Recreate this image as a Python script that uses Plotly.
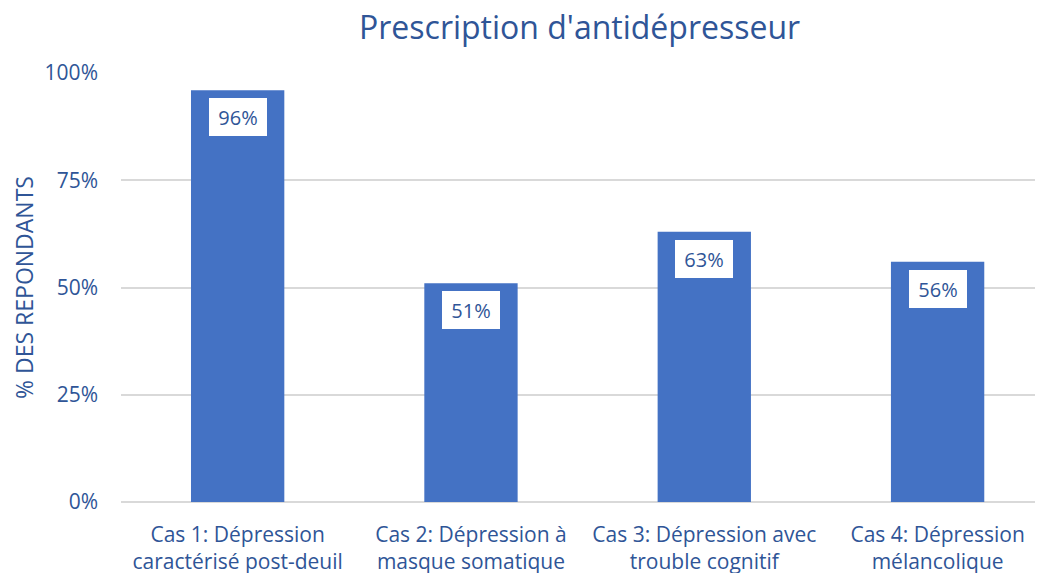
import plotly.graph_objects as go

categories = [
    "Cas 1: Dépression<br>caractérisé post-deuil",
    "Cas 2: Dépression à<br>masque somatique",
    "Cas 3: Dépression avec<br>trouble cognitif",
    "Cas 4: Dépression<br>mélancolique",
]
values = [0.96, 0.51, 0.63, 0.56]
tick_vals = [0, 0.25, 0.5, 0.75, 1.0]
tick_text = ["0%", "25%", "50%", "75%", "100%"]

TEXT = "#2F5597"
BAR = "#4472C4"
GRID = "#D9D9D9"
FONT = "Open Sans"

fig = go.Figure()
fig.add_trace(go.Bar(x=categories, y=values, marker=dict(color=BAR, line=dict(width=0)),
                     hoverinfo="skip"))

# white value boxes inside the top of each bar
for cat, v in zip(categories, values):
    fig.add_annotation(x=cat, y=v, yanchor="top", yshift=-8, showarrow=False,
                       text=f"{round(v * 100)}%", bgcolor="white", borderwidth=0,
                       borderpad=4, width=50, height=30,
                       font=dict(family=FONT, size=20, color=TEXT))

# the page body has an 8px margin, so the margins here are 8px smaller
fig.update_layout(
    width=1043, height=573,
    margin=dict(l=113, r=0, t=65, b=79, autoexpand=False),
    paper_bgcolor="white", plot_bgcolor="white",
    bargap=0.6,
    showlegend=False,
    title=dict(text="Prescription d'antidépresseur", x=0.548, xanchor="center",
               y=0.965, yanchor="middle", font=dict(family=FONT, size=32, color=TEXT)),
    font=dict(family=FONT, color=TEXT),
)
fig.update_xaxes(range=[-0.5, 3.486], showgrid=False, showline=False, ticks="",
                 automargin=False,
                 tickfont=dict(family=FONT, size=21, color=TEXT), ticklabelstandoff=18)
fig.update_yaxes(range=[0, 1.0], tickvals=tick_vals, ticktext=tick_text,
                 showgrid=True, gridcolor=GRID, gridwidth=2,
                 zeroline=True, zerolinecolor=GRID, zerolinewidth=2,
                 showline=False, ticks="", ticklabelstandoff=22, automargin=False,
                 tickfont=dict(family=FONT, size=21, color=TEXT),
                 title=dict(text="% DES REPONDANTS", standoff=11,
                            font=dict(family=FONT, size=23, color=TEXT)))

fig.write_html("out.html")
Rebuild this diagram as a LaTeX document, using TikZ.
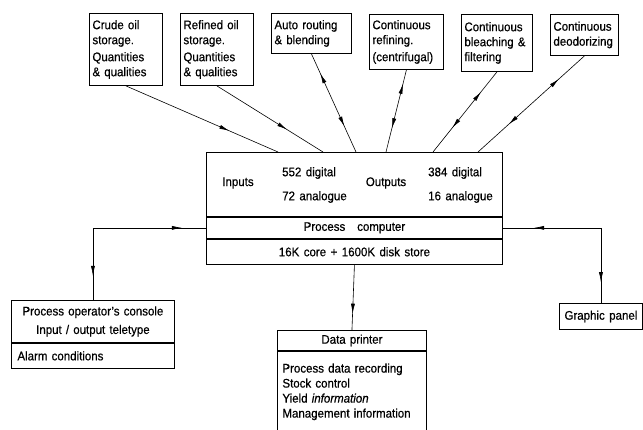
\documentclass[tikz,border=0pt]{standalone}
\usepackage{fontspec}
\setmainfont{Liberation Sans}[WordSpace=1.4, FakeStretch=0.92, FakeBold=0.5]
\usetikzlibrary{arrows.meta,positioning,decorations.markings}

\begin{document}
\begin{tikzpicture}[
    x=1pt, y=-1pt,
    >={Latex[length=10pt,width=4pt]},
    font=\fontsize{12.5}{15}\selectfont,
    box/.style={draw, anchor=north west, align=left, inner sep=3pt, line width=0.9pt},
    link/.style={line width=0.6pt, postaction={decorate}},
    oneway/.style={link, decoration={markings, mark=at position #1 with {\arrow{>}}}},
    twoway/.style 2 args={link, decoration={markings,
        mark=at position #1 with {\arrowreversed{>}},
        mark=at position #2 with {\arrow{>}}}}
]
\useasboundingbox (0,0) rectangle (643,429);
% plant units
\node[box, text width=67pt, minimum height=72pt] (crude) at (89,13) {Crude oil\\storage.\\[2pt]Quantities\\\& qualities};
\node[box, text width=67pt, minimum height=72pt] (refined) at (180,13) {Refined oil\\storage.\\[2pt]Quantities\\\& qualities};
\node[box, text width=74pt, minimum height=40pt] (routing) at (271,13) {Auto routing\\\& blending};
\node[box, text width=68pt, minimum height=55pt] (refining) at (369,14) {Continuous\\refining.\\[2pt](centrifugal)};
\node[box, text width=65pt, minimum height=57pt] (bleach) at (461,14) {Continuous\\bleaching \&\\filtering};
\node[box, text width=62pt, minimum height=41pt] (deodor) at (550,14) {Continuous\\deodorizing};
% process computer
\node[box, minimum width=296pt, minimum height=64pt] (io) at (206,152) {};
\node[box, anchor=north, minimum width=296pt, minimum height=21pt] (pc) at (io.south) {Process\hspace{0.6em} computer};
\node[box, anchor=north, minimum width=296pt, minimum height=25pt] (store) at (pc.south) {16K core + 1600K disk store};
\node (inlab) at (238,183) {Inputs};
\node[anchor=west, inner sep=0pt] (indig) at (282,173) {552 digital};
\node[anchor=west, inner sep=0pt] (inana) at (282,197) {72 analogue};
\node (outlab) at (386,183) {Outputs};
\node[anchor=west, inner sep=0pt] (outdig) at (428,173) {384 digital};
\node[anchor=west, inner sep=0pt] (outana) at (428,197) {16 analogue};
% peripherals
\node[box, align=center, inner xsep=6pt, text width=151pt, minimum height=42pt] (console) at (11,300) {Process operator's console\\[3.5pt]Input / output teletype};
\node[box, anchor=north, inner xsep=6pt, text width=151pt, minimum height=25pt] (alarm) at (console.south) {Alarm conditions};
\node[box, minimum width=83pt, minimum height=26pt] (panel) at (559,303) {Graphic panel};
\node[box, align=center, text width=143pt, minimum height=20pt] (printer) at (277,330) {Data printer};
\node[box, anchor=north, inner xsep=5pt, text width=139pt, minimum height=81pt] (report) at (printer.south) {Process data recording\\Stock control\\Yield \textit{information}\\Management information};
% connections
\draw[oneway=0.68] (crude.south) -- ([xshift=72pt]io.north west);
\draw[oneway=0.66] (refined.south) -- ([xshift=117pt]io.north west);
\draw[twoway={0.2}{0.74}] (routing.south) -- ([xshift=150pt]io.north west);
\draw[twoway={0.17}{0.71}] (refining.south) -- ([xshift=180pt]io.north west);
\draw[twoway={0.25}{0.7}] (bleach.south) -- ([xshift=227pt]io.north west);
\draw[twoway={0.24}{0.71}] (deodor.south) -- ([xshift=272pt]io.north west);
\draw[twoway={0.13}{0.87}] (console.north) |- (pc.west);
\draw[twoway={0.18}{0.88}] (pc.east) -| (panel.north);
\draw[oneway=0.75] (store.south) -- (printer.north);
\end{tikzpicture}
\end{document}
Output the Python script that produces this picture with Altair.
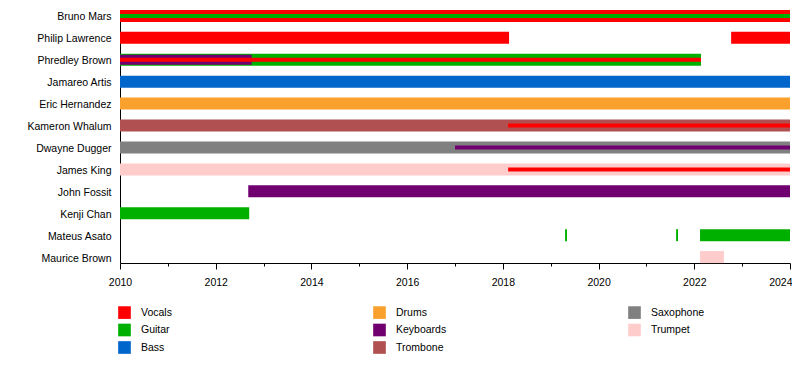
import altair as alt
import pandas as pd

members = ["Bruno Mars", "Philip Lawrence", "Phredley Brown", "Jamareo Artis",
           "Eric Hernandez", "Kameron Whalum", "Dwayne Dugger", "James King",
           "John Fossit", "Kenji Chan", "Mateus Asato", "Maurice Brown"]

instruments = ["Vocals", "Guitar", "Bass", "Drums", "Keyboards", "Trombone", "Saxophone", "Trumpet"]
colors = ["#ff0000", "#00b000", "#0066cc", "#f9a12c", "#700070", "#b05050", "#808080", "#ffcccc"]

# main bars
bar_member = ["Bruno Mars", "Philip Lawrence", "Philip Lawrence", "Phredley Brown",
              "Jamareo Artis", "Eric Hernandez", "Kameron Whalum", "Dwayne Dugger",
              "James King", "John Fossit", "Kenji Chan", "Mateus Asato",
              "Mateus Asato", "Mateus Asato", "Maurice Brown"]
bar_instr = ["Vocals", "Vocals", "Vocals", "Guitar", "Bass", "Drums", "Trombone",
             "Saxophone", "Trumpet", "Keyboards", "Guitar", "Guitar", "Guitar",
             "Guitar", "Trumpet"]
bar_start = [2010, 2010, 2022.77, 2010, 2010, 2010, 2010, 2010, 2010, 2012.68,
             2010, 2019.30, 2021.62, 2022.12, 2022.12]
bar_end = [2024, 2018.13, 2024, 2022.14, 2024, 2024, 2024, 2024, 2024, 2024,
           2012.70, 2019.34, 2021.66, 2024, 2022.62]

# medium band
mid_member = ["Phredley Brown"]
mid_instr = ["Keyboards"]
mid_start = [2010]
mid_end = [2012.75]

# thin stripes (secondary roles)
str_member = ["Bruno Mars", "Phredley Brown", "Kameron Whalum", "Dwayne Dugger", "James King"]
str_instr = ["Guitar", "Vocals", "Vocals", "Keyboards", "Vocals"]
str_start = [2010, 2010, 2018.11, 2017.0, 2018.11]
str_end = [2024, 2022.14, 2024, 2024, 2024]

years = list(range(2010, 2025))

bars = pd.DataFrame({"member": bar_member, "instrument": bar_instr, "start": bar_start, "end": bar_end})
mids = pd.DataFrame({"member": mid_member, "instrument": mid_instr, "start": mid_start, "end": mid_end})
stripes = pd.DataFrame({"member": str_member, "instrument": str_instr, "start": str_start, "end": str_end})

FS = 10.5

x_enc = alt.X("start:Q", title=None,
              scale=alt.Scale(domain=[2010, 2024], nice=False, zero=False),
              axis=alt.Axis(values=years, format="d",
                            labelExpr="datum.value % 2 == 0 ? datum.label : ''",
                            tickSize={"condition": {"test": "datum.value % 2 == 0", "value": 6}, "value": 3},
                            labelAlign={"condition": {"test": "datum.value == 2024", "value": "right"}, "value": "center"},
                            labelOffset={"condition": {"test": "datum.value == 2024", "value": 2}, "value": 0},
                            tickColor="black", domainColor="black", labelColor="black",
                            labelFontSize=FS, labelPadding=8, labelFlush=False, grid=False))
y_enc = alt.Y("member:N", title=None,
              scale=alt.Scale(type="point", domain=members, padding=0.27),
              axis=alt.Axis(ticks=False, labelPadding=9, labelFontSize=FS, labelOffset=1,
                            labelColor="black", domainColor="black", grid=False))
legend = alt.Legend(title=None, orient="none", legendX=-2, legendY=296, columns=3,
                    gridAlign="all", columnPadding=178, rowPadding=4.5,
                    symbolType="square", symbolSize=160, symbolStrokeWidth=0,
                    symbolOpacity=1, labelFontSize=FS, labelOffset=10, labelColor="black",
                    padding=0)
c_enc = alt.Color("instrument:N", scale=alt.Scale(domain=instruments, range=colors), legend=legend)

main = alt.Chart(bars).mark_bar(size=12).encode(
    x=x_enc, x2="end:Q", y=y_enc, color=c_enc)
mid = alt.Chart(mids).mark_bar(size=10).encode(
    x=x_enc, x2="end:Q", y=y_enc, color=c_enc)
thin = alt.Chart(stripes).mark_bar(size=4).encode(
    x=x_enc, x2="end:Q", y=y_enc, color=c_enc)

chart = alt.layer(main, mid, thin).properties(
    width=670, height=253,
    autosize=alt.AutoSizeParams(type="none"),
    padding={"left": 112, "top": 2, "right": 2, "bottom": 100},
).configure(font="Liberation Sans").configure_view(stroke=None)

chart.save("out.html", embed_options={"renderer": "svg", "actions": False})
+ + + + +
Only the lines from the start of the records to the one containing "font=dict(family=FONT, size=20, color=TEXT))" should be repeated, exactly and with both ends kept; drop any pictures.

CORRECT OUTPUT:
Recreate this image as a Python script that uses Plotly.
import plotly.graph_objects as go

categories = [
    "Cas 1: Dépression<br>caractérisé post-deuil",
    "Cas 2: Dépression à<br>masque somatique",
    "Cas 3: Dépression avec<br>trouble cognitif",
    "Cas 4: Dépression<br>mélancolique",
]
values = [0.96, 0.51, 0.63, 0.56]
tick_vals = [0, 0.25, 0.5, 0.75, 1.0]
tick_text = ["0%", "25%", "50%", "75%", "100%"]

TEXT = "#2F5597"
BAR = "#4472C4"
GRID = "#D9D9D9"
FONT = "Open Sans"

fig = go.Figure()
fig.add_trace(go.Bar(x=categories, y=values, marker=dict(color=BAR, line=dict(width=0)),
                     hoverinfo="skip"))

# white value boxes inside the top of each bar
for cat, v in zip(categories, values):
    fig.add_annotation(x=cat, y=v, yanchor="top", yshift=-8, showarrow=False,
                       text=f"{round(v * 100)}%", bgcolor="white", borderwidth=0,
                       borderpad=4, width=50, height=30,
                       font=dict(family=FONT, size=20, color=TEXT))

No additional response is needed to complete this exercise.